◆ **EXERCISE DETAILS**
The answer should be a single number: how many lines of the entries below hold the word "React".

Rows from a dataset of charts and code
** start **

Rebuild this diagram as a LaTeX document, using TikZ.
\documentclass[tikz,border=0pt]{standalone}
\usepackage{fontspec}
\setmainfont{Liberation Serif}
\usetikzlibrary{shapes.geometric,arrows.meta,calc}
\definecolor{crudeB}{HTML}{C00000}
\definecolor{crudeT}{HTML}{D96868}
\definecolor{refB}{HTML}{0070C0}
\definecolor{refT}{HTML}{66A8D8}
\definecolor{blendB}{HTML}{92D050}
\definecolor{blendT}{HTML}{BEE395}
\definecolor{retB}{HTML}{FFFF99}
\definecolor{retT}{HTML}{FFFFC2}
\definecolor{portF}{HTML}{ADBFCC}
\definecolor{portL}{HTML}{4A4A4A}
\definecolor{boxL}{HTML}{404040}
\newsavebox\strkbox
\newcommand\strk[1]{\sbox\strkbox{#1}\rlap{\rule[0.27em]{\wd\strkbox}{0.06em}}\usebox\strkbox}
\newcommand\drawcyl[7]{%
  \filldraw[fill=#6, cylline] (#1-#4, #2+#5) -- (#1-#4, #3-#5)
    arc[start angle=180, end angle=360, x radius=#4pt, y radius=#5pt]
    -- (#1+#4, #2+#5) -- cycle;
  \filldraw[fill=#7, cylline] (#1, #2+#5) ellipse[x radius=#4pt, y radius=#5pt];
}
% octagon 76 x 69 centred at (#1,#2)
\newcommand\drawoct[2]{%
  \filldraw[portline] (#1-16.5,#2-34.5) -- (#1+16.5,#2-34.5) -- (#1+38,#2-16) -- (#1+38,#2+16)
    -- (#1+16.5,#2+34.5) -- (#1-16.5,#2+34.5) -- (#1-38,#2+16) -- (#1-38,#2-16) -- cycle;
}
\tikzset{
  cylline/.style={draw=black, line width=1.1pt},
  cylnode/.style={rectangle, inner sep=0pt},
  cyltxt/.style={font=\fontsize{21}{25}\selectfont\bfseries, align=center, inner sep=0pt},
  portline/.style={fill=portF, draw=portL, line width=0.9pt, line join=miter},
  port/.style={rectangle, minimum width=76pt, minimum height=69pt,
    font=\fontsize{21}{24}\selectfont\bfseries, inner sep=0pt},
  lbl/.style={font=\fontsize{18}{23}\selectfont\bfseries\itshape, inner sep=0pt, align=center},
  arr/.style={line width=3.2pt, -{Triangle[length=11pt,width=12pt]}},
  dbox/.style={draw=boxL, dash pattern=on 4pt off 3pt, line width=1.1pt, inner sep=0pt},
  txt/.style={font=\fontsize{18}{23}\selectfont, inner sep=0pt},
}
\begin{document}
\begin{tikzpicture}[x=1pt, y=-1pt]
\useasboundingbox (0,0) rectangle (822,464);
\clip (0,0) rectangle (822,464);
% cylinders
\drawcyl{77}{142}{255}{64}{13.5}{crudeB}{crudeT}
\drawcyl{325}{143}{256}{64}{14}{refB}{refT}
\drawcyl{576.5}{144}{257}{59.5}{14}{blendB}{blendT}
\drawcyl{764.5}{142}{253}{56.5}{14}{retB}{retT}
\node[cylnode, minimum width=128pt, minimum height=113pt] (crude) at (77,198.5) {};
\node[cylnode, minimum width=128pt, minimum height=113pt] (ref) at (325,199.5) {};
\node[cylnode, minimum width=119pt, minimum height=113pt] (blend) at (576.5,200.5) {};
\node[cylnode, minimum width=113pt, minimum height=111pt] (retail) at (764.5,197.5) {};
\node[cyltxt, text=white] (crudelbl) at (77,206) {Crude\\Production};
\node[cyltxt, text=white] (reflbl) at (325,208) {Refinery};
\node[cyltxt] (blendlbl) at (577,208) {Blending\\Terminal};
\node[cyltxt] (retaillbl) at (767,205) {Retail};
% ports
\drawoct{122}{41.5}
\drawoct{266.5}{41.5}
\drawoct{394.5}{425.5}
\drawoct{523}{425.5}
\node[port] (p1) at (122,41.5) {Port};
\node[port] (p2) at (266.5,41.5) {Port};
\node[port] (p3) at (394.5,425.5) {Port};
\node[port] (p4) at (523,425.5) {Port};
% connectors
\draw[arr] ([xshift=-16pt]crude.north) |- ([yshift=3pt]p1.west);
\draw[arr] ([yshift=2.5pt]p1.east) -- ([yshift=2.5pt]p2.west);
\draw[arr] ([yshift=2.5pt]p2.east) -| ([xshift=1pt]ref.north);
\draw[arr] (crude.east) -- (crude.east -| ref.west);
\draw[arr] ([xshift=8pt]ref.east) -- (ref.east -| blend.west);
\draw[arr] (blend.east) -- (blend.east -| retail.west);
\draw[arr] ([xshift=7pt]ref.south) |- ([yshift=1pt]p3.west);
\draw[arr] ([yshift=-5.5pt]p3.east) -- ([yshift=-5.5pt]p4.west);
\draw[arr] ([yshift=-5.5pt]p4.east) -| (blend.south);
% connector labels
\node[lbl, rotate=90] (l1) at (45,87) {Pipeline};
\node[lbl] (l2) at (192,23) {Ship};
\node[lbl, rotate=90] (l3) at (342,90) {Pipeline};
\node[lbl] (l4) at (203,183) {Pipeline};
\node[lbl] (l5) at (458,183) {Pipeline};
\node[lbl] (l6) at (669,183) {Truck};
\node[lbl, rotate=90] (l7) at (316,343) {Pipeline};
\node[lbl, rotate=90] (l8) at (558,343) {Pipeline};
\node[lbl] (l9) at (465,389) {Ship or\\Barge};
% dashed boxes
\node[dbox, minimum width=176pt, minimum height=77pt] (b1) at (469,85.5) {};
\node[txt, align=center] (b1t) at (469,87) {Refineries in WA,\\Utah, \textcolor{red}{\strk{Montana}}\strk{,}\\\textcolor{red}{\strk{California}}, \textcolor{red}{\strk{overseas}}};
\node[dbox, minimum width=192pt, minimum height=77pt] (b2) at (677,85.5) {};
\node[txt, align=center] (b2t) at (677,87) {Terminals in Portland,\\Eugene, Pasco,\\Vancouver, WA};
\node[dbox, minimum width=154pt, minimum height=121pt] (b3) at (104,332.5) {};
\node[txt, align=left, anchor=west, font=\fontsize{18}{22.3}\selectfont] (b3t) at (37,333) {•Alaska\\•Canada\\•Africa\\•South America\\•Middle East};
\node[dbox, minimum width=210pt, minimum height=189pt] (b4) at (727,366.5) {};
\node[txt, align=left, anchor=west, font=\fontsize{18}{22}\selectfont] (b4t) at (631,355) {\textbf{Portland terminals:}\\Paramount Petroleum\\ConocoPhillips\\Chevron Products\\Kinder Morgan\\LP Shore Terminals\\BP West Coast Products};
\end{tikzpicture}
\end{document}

** end **
** start **

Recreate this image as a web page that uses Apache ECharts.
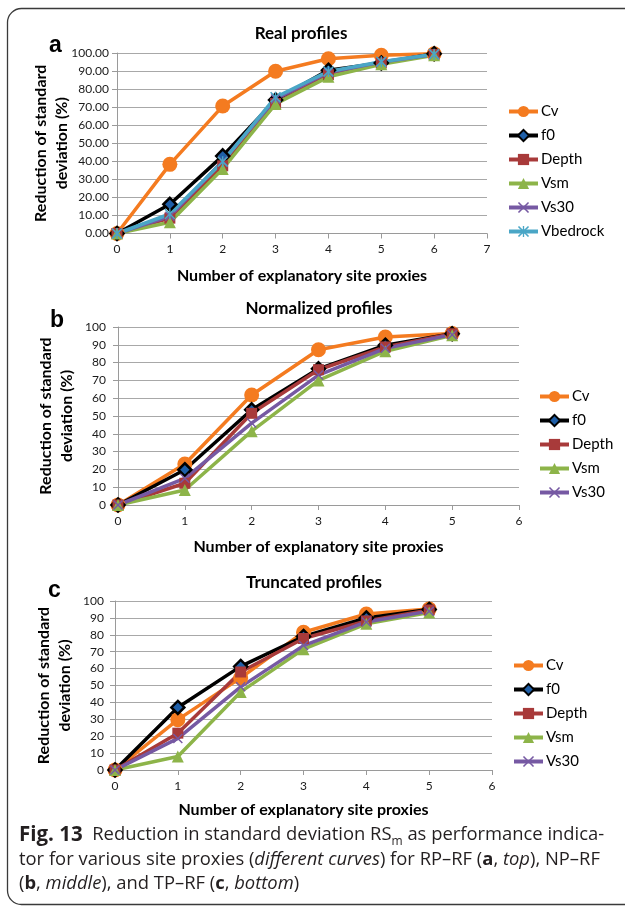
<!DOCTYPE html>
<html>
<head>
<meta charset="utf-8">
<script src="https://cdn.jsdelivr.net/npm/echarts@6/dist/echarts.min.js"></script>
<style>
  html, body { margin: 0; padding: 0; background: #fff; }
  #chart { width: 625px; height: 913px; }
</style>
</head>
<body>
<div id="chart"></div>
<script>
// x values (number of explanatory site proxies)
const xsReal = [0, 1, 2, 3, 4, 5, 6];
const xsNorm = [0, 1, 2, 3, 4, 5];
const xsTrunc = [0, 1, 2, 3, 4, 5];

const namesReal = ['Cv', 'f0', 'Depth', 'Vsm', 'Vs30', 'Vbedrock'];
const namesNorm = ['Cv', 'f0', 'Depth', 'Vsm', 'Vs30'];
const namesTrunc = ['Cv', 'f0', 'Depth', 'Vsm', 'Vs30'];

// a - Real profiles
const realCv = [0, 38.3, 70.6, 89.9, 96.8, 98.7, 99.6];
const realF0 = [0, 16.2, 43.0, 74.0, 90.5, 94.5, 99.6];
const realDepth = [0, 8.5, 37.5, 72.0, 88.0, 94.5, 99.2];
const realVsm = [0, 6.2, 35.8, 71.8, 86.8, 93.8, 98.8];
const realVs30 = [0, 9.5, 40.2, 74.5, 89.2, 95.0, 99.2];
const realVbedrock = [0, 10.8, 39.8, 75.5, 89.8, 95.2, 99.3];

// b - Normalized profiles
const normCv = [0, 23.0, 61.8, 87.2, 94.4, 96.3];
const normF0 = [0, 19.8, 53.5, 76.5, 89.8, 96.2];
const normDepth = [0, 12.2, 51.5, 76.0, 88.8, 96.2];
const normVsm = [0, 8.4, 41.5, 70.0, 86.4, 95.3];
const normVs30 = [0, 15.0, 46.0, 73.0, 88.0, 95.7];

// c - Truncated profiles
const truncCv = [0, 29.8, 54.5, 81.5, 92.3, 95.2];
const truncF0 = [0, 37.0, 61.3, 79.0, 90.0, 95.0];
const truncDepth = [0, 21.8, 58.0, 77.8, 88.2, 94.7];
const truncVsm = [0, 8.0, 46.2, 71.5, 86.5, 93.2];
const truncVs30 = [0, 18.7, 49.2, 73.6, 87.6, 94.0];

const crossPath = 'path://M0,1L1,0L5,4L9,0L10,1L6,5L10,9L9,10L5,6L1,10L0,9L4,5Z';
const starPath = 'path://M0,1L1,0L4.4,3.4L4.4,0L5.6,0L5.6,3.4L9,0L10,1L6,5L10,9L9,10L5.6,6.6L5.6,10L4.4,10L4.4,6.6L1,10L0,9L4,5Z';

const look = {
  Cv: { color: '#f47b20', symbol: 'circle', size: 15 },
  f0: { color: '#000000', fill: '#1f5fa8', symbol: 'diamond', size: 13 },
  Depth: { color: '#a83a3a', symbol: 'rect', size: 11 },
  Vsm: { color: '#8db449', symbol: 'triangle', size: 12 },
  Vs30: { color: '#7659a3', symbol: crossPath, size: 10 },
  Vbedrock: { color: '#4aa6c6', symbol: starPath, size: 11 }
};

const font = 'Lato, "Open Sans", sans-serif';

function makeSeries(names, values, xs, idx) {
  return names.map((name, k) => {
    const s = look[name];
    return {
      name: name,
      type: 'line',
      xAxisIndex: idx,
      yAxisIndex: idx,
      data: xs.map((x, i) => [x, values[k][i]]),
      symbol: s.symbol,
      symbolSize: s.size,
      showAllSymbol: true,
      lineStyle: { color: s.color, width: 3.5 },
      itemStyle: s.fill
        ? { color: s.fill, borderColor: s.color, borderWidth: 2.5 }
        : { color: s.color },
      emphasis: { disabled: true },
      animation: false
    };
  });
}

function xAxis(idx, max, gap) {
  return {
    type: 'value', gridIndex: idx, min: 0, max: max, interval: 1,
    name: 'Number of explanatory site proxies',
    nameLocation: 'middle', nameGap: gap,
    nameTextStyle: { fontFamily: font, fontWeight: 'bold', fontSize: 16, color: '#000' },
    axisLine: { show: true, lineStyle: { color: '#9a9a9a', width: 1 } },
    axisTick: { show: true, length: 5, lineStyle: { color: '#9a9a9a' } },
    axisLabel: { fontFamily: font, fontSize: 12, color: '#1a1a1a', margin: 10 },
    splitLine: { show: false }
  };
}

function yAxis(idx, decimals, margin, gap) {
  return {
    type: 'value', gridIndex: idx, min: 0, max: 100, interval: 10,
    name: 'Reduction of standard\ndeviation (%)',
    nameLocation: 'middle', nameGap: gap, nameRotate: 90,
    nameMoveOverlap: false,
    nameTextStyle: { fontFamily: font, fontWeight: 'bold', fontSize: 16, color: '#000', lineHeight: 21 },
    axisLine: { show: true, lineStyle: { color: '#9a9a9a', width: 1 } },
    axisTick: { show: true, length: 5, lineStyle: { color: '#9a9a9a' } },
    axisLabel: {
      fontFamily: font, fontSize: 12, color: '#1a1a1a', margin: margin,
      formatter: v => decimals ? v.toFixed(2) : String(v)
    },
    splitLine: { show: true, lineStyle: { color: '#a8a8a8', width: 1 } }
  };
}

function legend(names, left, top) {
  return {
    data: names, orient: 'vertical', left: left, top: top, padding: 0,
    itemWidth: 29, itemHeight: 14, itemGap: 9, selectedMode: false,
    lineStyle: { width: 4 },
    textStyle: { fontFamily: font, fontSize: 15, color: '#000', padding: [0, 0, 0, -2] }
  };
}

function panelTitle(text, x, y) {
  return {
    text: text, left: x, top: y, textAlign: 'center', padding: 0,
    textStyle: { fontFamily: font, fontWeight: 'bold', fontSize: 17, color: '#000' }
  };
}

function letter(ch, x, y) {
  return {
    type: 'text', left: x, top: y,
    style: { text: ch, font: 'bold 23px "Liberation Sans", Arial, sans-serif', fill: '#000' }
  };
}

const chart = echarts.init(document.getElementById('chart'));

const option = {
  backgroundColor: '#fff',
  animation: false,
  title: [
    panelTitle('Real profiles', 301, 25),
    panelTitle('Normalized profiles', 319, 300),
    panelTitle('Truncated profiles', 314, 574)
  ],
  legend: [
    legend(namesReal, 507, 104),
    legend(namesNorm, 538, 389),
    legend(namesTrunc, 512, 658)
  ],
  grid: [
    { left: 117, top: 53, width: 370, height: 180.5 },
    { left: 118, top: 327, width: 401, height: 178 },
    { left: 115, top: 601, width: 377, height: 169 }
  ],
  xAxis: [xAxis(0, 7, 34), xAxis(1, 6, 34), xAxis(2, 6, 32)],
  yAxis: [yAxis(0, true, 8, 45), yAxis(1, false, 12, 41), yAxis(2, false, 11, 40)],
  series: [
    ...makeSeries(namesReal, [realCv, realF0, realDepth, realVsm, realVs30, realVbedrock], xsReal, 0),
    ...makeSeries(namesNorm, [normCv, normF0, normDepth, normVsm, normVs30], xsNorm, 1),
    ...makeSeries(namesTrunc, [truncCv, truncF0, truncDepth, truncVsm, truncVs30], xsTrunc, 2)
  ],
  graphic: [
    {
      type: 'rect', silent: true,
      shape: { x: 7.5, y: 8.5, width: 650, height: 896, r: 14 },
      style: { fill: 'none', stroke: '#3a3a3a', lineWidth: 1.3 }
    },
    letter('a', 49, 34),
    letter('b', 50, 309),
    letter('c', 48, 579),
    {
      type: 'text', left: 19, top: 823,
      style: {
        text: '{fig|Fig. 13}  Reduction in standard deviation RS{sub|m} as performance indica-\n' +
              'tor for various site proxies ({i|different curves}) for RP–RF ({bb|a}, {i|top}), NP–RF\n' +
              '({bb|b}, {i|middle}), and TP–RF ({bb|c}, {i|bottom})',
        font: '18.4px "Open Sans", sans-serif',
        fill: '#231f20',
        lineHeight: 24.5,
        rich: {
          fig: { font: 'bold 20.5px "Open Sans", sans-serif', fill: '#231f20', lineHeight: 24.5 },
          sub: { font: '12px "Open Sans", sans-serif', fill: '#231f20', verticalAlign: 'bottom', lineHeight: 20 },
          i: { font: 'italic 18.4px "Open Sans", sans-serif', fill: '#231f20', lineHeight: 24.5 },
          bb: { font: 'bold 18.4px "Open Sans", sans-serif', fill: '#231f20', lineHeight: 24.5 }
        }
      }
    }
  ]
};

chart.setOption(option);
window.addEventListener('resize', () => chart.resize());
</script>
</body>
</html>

** end **
** start **

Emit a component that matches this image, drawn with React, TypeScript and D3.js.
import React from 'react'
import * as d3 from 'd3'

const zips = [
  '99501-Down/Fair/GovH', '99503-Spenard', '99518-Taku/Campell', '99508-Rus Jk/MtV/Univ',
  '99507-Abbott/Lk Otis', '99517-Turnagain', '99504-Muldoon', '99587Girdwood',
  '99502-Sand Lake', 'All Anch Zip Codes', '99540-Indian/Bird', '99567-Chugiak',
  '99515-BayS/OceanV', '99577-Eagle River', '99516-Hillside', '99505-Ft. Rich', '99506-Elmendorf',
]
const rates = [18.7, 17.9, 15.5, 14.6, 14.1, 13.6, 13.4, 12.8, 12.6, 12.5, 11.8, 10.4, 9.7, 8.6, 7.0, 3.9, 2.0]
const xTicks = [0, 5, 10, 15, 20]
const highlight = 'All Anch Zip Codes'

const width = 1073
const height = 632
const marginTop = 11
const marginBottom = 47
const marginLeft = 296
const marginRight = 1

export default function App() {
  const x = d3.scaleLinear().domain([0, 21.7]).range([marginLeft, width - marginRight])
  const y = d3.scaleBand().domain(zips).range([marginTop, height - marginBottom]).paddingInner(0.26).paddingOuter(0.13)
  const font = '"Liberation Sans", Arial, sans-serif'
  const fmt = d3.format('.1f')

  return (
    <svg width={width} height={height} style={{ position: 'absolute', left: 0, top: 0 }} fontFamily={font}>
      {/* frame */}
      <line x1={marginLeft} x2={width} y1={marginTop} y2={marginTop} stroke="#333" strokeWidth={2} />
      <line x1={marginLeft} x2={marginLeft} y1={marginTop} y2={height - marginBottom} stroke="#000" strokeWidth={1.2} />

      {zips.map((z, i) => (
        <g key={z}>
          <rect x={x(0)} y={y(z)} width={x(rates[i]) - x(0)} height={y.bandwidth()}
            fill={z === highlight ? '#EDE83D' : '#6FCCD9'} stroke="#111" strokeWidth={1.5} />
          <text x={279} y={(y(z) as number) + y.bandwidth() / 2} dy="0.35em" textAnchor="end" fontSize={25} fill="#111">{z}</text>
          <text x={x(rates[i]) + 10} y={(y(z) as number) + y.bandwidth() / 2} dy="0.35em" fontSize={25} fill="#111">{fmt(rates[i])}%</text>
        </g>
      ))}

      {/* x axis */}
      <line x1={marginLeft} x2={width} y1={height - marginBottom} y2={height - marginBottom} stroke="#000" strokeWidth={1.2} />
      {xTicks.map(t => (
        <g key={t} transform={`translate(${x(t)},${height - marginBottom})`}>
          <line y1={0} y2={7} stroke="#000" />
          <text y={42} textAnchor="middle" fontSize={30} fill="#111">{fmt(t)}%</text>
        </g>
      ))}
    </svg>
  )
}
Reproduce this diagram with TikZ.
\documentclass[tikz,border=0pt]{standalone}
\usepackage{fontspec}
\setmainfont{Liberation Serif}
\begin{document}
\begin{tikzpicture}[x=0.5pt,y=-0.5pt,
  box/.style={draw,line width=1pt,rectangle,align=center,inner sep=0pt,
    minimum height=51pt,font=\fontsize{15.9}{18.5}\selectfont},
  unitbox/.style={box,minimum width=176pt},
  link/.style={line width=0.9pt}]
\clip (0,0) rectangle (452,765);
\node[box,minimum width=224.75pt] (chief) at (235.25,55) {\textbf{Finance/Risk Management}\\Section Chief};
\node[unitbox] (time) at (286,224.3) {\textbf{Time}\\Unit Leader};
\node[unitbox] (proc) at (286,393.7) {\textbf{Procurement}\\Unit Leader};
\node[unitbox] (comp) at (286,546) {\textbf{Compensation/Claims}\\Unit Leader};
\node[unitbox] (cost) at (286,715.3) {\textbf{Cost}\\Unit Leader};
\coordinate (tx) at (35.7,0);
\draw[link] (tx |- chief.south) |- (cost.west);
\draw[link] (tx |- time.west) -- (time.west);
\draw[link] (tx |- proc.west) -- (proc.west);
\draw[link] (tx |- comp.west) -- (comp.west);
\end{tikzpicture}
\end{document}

** end **

◆ **SOLUTION FOR THIS PROBLEM**
2